The tragedy of The Tax Collector—one of ‘em, anyway—is that LaBeouf gets no such opportunity to vibe with anybody. Soto is a decent brooding action star, and George Lopez gets to announce that “I ain’t scared of any bitch-made motherfucker.” But our boy Creeper never even gets to show off his tattoos, and his various ramblings about yoga and meditation and mindfulness and microdosing are painful sub-Tarantino filler. “He wants to cut your heart out for sure,” he observes as the movie’s villain finally appears. “You say the word, I’ll push that bitch’s wig back. I’m on it.”

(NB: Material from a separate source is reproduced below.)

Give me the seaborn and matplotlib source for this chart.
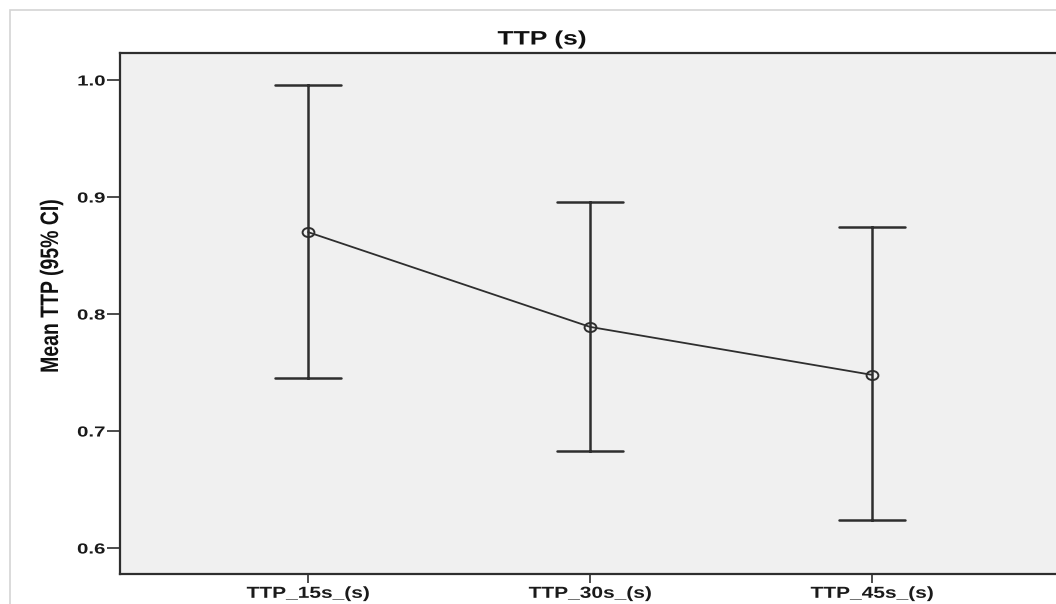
import pandas as pd
import numpy as np
import seaborn as sns
import matplotlib
matplotlib.use('Agg')
import matplotlib.pyplot as plt
from matplotlib.patches import Rectangle
from matplotlib.patheffects import AbstractPathEffect
from matplotlib.transforms import Affine2D
from matplotlib.path import Path

# 讀圖估計的數值 (mean 與 95% CI)
categories = ['TTP_15s_(s)', 'TTP_30s_(s)', 'TTP_45s_(s)']
mean_ttp = [0.870, 0.789, 0.748]
ci_low = [0.745, 0.683, 0.624]
ci_high = [0.996, 0.896, 0.874]
y_ticks = [0.6, 0.7, 0.8, 0.9, 1.0]

# 每組放 low / mean / high, 用 median + 100% 區間 畫出來
rows = []
for cat, lo, m, hi in zip(categories, ci_low, mean_ttp, ci_high):
    for v in (lo, m, hi):
        rows.append({'group': cat, 'value': v})
df = pd.DataFrame(rows)


# 原圖是被橫向拉寬的 SPSS 圖, 文字也跟著變寬
class Stretch(AbstractPathEffect):
    def __init__(self, sx=1.0, sy=1.0, anchor='center'):
        super().__init__()
        self.sx, self.sy, self.anchor = sx, sy, anchor

    def draw_path(self, renderer, gc, tpath, affine, rgbFace=None):
        ext = tpath.get_extents()
        cx = ext.x1 if self.anchor == 'right' else ext.x0 + ext.width / 2
        cy = ext.y0 + ext.height / 2
        t = Affine2D().translate(-cx, -cy).scale(self.sx, self.sy).translate(cx, cy)
        renderer.draw_path(gc, tpath, t + affine, rgbFace)


sns.set_style('white')
plt.rcParams['font.family'] = ['Liberation Sans', 'DejaVu Sans']

W, H = 1056, 604
fig = plt.figure(figsize=(W / 100, H / 100), dpi=100)
fig.patch.set_facecolor('white')

# 外框
fig.patches.append(Rectangle((10 / W, -0.1), 1.2, 1 - 10 / H + 0.1, transform=fig.transFigure,
                             fill=False, edgecolor='#d4d4d4', linewidth=1.2))

ax = fig.add_axes([120 / W, 1 - 574 / H, (W - 120) / W, (574 - 53) / H])
ax.set_facecolor('#f0f0f0')

dark = '#2e2e2e'
sns.pointplot(data=df, x='group', y='value', order=categories,
              estimator='median', errorbar=('pi', 100), capsize=0.234,
              color=dark, linewidth=1.3, markersize=8,
              markerfacecolor='none', markeredgecolor=dark, markeredgewidth=1.3,
              err_kws={'linewidth': 1.8, 'color': dark}, ax=ax)

# 圓點也是橫向拉寬的橢圓
ell = Path.unit_circle().transformed(Affine2D().scale(1.3, 1.0))
for line in ax.lines:
    if line.get_marker() not in (None, 'None', '', ' '):
        line.set_marker(ell)
        line.set_markersize(8.5)
        line.set_markerfacecolor('none')
        line.set_markeredgewidth(1.4)

ax.set_xlim(-0.667, 2 + 184 / 282)
ax.set_ylim(0.5778, 1.0231)
ax.set_yticks(y_ticks)
ax.set_yticklabels(['%.1f' % t for t in y_ticks])
ax.set_xlabel('')
ax.set_ylabel('')

for s in ['left', 'bottom', 'top']:
    ax.spines[s].set_color(dark)
    ax.spines[s].set_linewidth(1.6)
ax.spines['right'].set_visible(False)

ax.tick_params(axis='y', direction='out', length=9.5, width=1.2, color=dark, pad=1,
               left=True, labelsize=10.5)
ax.tick_params(axis='x', direction='out', length=6.5, width=1.2, color=dark, pad=2,
               bottom=True, labelsize=11.5)
for lab in ax.get_xticklabels():
    lab.set_fontweight('bold')
    lab.set_color('#1a1a1a')
    lab.set_path_effects([Stretch(1.31)])
for lab in ax.get_yticklabels():
    lab.set_fontweight('bold')
    lab.set_color('#1a1a1a')
    lab.set_path_effects([Stretch(1.4, anchor='right')])

fig.text(542 / W, 1 - 40 / H, 'TTP (s)', ha='center', va='center',
         fontsize=14, fontweight='bold', color='#111111',
         path_effects=[Stretch(1.36)])
fig.text(52 / W, 1 - 286 / H, 'Mean TTP (95% CI)', ha='center', va='center',
         rotation=90, fontsize=14, fontweight='bold', color='#111111',
         path_effects=[Stretch(1.0, 1.3)])

plt.savefig('out.png', dpi=100)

The accent, indeed, is immediately disqualifying. (It is believable that a white sadist would mimic the speech patterns of the people he’s intimidating and brutalizing, but that doesn’t make it bearable.) Ayer attempted some damage control, but it’s not a great sign when a director’s tweets explain a character’s backstory better than the movie does. The Tax Collector is the flick Redbox forces you to rent if you rack up too many late fees; it’s the joyless turkey a fallen matinee idol makes when there are literally no other options, and that’s before you get to the matter of the tattoos. Don’t watch it. But don’t count out the guy who suffers through it, no matter how ridiculous he sounds. Because there’s a small victory in the fact that Shia LaBeouf has once again risen high enough to once again let you down.